Directed by: Clint Eastwood
Starring: Angelina Jolie, John Malkovich, Jeffrey Donovan, Colm Feore
Rated: R for some violent and disturbing content, and language.
Parental Notes: This is a film aimed squarely at adults. There is some nastiness involving missing and murdered children which, while not graphic, renders the film unsuitable for youngsters — but children of that age would probably find the movie boring anyway.

“Changeling” is the latest film from Clint Eastwood, and while it’s set in the roaring twenties, it’s no lighthearted, zany period piece. It isn’t quite a period thriller, either. It feels more like the unraveling of a sweater: a firm, consistent pull on one thread leads to the popping loose of one connected thing after another until a vast, interconnected web is dismantled.
The single thread is a heartbreaking event: single mother Christine Collins (Angelina Jolie) comes home from her job at the telephone company to find that her nine-year-old son Walter is missing. She reports his disappearance to the LAPD, who eventually tell her Walter has been found in Illinois and is on a train home.
But the boy she meets on the train platform is not young Walter Collins. He says he is, and Captain Jones (Jeffrey Donovan) insists upon it — the LAPD are under fire for corruption and have held this case up as an example of their good work, and Jones has no intention of letting it be turned against them — but Christine knows the truth. Jones bullies her into taking the boy home, but as time passes it becomes very, very clear that he is not her son.
He’s too short, his dental records don’t match, he doesn’t know his classmates, and so on. However, the more Mrs. Collins protests, the harder the LAPD fight her, bringing in faux experts to cast doubts on her abilities as a mother and, when that fails, having her locked up in a mental hospital with other women who have proved inconvenient.
Fortunately for Christine, Gustav Brigleb (John Malkovich), a minister who has made it his mission to bring the corruption of the LAPD to light, has taken an interest in her struggle, and his connections and sheer determination are of immense help. Malkovich is playing against type here, but it works. His anger and ferocity are on the side of good here, and it is a joy to watch Brigleb taking on the establishment with thundering, righteous rage.
If Malkovich embodies the righteous anger of the story, Jolie gives it heart. Her Christine Collins is tenacious and heartbreaking, but not maudlin or sappy. She weeps more than any movie character I have seen in recent years, but her determined refusal to cave in the face of overwhelming opposition is inspiring. Jolie gives her the quiet steel that one imagines a single mother of the time must have needed.

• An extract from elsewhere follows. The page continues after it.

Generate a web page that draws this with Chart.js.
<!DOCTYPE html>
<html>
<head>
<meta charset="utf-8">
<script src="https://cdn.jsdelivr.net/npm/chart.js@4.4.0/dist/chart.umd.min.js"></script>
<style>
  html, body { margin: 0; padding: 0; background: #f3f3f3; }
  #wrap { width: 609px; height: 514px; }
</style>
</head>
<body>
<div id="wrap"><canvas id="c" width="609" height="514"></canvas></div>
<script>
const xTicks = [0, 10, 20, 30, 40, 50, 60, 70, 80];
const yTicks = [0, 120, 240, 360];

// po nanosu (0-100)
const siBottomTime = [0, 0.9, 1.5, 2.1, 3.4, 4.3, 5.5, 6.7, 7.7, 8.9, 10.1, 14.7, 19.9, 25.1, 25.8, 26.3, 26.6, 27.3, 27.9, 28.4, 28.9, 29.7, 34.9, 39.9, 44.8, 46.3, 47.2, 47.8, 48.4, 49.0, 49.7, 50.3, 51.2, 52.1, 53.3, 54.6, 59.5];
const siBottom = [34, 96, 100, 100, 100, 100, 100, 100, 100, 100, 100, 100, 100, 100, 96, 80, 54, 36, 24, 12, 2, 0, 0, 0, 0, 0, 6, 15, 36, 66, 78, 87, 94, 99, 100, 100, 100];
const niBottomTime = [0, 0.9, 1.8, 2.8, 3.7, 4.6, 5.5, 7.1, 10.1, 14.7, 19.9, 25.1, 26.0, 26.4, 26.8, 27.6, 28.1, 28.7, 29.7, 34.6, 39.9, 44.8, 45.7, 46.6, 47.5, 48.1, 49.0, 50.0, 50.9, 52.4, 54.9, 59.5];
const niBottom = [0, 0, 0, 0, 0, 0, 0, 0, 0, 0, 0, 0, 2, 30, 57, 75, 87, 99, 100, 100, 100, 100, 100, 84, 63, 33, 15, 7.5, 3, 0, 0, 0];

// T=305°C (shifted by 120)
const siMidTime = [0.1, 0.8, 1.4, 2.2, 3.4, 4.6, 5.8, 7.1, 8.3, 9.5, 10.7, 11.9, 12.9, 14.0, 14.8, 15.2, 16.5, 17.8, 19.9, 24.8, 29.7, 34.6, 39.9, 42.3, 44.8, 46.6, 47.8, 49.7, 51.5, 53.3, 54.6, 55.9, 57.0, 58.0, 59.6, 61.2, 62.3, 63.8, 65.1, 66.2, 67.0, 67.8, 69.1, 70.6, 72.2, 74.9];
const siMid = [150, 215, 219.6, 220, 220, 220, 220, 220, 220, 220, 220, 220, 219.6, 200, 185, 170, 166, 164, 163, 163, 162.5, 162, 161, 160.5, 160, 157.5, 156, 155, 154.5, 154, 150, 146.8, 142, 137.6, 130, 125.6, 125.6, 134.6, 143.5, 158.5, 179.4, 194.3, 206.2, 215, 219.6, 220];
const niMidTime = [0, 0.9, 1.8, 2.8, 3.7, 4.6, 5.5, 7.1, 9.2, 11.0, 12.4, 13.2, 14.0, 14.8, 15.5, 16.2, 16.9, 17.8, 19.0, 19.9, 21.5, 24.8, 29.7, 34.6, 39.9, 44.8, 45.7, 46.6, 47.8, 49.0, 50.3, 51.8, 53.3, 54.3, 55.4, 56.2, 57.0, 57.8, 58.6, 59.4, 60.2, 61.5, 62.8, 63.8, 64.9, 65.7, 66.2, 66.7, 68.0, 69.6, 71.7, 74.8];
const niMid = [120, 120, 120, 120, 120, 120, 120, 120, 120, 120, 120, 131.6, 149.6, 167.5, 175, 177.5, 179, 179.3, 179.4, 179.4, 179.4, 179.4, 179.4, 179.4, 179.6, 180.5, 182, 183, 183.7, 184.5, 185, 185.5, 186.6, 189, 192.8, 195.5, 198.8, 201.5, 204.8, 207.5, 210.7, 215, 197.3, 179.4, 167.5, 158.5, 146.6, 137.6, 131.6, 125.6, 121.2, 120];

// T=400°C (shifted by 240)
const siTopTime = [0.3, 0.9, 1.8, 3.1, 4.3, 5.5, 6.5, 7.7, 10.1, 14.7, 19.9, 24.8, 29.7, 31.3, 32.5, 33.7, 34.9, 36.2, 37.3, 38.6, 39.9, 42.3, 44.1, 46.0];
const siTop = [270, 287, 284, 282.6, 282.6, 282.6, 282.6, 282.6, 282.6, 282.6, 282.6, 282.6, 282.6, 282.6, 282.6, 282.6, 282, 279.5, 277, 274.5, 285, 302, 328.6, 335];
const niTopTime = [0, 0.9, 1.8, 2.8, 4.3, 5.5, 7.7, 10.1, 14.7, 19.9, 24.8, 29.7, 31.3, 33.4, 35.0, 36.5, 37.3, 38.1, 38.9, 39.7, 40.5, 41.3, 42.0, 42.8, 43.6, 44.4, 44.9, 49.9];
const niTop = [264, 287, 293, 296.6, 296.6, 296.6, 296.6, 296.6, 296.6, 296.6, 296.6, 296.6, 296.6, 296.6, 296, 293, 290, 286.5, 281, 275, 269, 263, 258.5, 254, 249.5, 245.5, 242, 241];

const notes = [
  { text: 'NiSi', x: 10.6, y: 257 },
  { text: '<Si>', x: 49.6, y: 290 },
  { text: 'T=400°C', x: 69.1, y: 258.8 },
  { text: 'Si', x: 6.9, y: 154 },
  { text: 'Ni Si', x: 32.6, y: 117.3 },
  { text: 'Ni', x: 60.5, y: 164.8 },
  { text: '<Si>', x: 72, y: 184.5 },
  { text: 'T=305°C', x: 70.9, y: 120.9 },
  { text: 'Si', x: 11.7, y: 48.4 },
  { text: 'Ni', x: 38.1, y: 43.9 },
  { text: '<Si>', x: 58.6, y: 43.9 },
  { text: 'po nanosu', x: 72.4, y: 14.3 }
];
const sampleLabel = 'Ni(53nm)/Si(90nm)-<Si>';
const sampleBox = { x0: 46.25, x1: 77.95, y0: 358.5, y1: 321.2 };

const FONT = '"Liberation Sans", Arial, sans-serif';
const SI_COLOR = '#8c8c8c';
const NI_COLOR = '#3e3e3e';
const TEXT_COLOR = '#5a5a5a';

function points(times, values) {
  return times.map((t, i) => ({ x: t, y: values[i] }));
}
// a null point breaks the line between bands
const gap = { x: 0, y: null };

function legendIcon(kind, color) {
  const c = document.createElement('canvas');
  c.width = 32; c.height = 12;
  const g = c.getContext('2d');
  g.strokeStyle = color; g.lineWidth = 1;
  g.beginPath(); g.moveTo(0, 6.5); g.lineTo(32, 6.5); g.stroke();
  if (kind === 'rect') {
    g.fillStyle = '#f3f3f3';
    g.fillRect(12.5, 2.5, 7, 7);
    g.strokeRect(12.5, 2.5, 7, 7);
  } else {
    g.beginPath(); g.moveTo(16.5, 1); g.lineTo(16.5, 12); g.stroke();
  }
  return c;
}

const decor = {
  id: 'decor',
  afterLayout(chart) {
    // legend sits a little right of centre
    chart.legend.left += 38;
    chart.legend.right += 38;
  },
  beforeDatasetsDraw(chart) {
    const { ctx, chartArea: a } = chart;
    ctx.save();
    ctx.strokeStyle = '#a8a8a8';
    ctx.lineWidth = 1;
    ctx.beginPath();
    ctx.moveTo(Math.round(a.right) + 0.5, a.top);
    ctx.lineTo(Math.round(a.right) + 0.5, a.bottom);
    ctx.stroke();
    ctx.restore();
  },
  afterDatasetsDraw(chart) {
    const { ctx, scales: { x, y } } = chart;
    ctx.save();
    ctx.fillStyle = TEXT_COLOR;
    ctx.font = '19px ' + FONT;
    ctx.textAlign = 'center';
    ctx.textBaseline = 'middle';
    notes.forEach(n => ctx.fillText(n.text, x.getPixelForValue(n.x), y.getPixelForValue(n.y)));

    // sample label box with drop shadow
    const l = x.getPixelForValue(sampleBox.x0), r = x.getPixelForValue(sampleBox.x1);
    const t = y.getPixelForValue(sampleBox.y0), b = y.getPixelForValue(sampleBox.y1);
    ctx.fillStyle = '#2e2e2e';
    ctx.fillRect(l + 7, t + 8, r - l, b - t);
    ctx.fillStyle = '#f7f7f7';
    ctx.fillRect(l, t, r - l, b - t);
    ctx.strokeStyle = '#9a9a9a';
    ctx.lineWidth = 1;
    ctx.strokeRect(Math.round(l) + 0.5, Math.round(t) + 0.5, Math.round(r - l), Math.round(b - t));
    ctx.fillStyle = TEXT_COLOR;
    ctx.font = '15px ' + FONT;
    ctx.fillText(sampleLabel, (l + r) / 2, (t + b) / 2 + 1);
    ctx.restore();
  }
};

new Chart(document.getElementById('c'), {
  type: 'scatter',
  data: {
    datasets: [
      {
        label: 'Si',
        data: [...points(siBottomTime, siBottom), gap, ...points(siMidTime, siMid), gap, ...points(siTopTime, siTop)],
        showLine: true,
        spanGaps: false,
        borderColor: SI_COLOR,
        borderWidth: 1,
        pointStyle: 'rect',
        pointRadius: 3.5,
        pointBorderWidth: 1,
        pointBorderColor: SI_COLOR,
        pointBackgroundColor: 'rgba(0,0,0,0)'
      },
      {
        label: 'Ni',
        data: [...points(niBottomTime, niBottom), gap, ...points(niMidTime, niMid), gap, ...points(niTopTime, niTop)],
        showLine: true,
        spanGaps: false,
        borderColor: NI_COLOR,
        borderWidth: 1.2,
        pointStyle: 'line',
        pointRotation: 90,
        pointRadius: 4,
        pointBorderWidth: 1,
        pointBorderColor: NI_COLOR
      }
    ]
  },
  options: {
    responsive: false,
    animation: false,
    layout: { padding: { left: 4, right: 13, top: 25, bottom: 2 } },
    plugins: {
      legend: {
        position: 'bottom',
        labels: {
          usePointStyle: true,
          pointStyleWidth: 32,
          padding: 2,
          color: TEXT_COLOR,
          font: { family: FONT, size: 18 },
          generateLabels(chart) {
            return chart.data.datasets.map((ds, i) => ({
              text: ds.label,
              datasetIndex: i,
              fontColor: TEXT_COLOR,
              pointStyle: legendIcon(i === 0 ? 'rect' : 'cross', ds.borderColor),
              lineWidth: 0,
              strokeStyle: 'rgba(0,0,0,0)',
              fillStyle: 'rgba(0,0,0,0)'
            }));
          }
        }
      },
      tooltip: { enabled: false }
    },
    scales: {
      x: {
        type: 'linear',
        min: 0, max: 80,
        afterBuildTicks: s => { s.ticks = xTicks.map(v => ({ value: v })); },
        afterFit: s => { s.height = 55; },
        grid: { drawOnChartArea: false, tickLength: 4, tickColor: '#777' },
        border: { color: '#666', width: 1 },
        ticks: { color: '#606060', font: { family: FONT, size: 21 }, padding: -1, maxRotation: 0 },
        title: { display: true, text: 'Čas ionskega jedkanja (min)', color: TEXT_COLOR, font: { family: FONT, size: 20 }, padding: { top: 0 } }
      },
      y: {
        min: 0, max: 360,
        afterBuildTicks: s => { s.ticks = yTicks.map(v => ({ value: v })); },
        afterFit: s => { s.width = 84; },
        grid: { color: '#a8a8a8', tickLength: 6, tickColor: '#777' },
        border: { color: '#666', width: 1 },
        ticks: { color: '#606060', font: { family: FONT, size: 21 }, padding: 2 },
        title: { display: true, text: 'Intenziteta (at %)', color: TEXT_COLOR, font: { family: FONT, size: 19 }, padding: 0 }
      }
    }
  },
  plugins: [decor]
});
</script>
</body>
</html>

The story, as its opening titles tell us, is based in truth, and the screenplay by J. Michael Straczynski (of “Babylon 5” fame) has a slow, rolling pace which makes it feel more like a miniseries seen in one viewing than a single film. It suits the subject matter, however, and puts us in Christine Collins’ shoes — just when we think it’s all over, yet another rock is overturned.
“Changeling” not a particularly feel-good film; while justice can be said to have triumphed, it is a bittersweet victory. It is, however, a beautifully crafted film and a must-see for fans of serious, artistic filmmaking.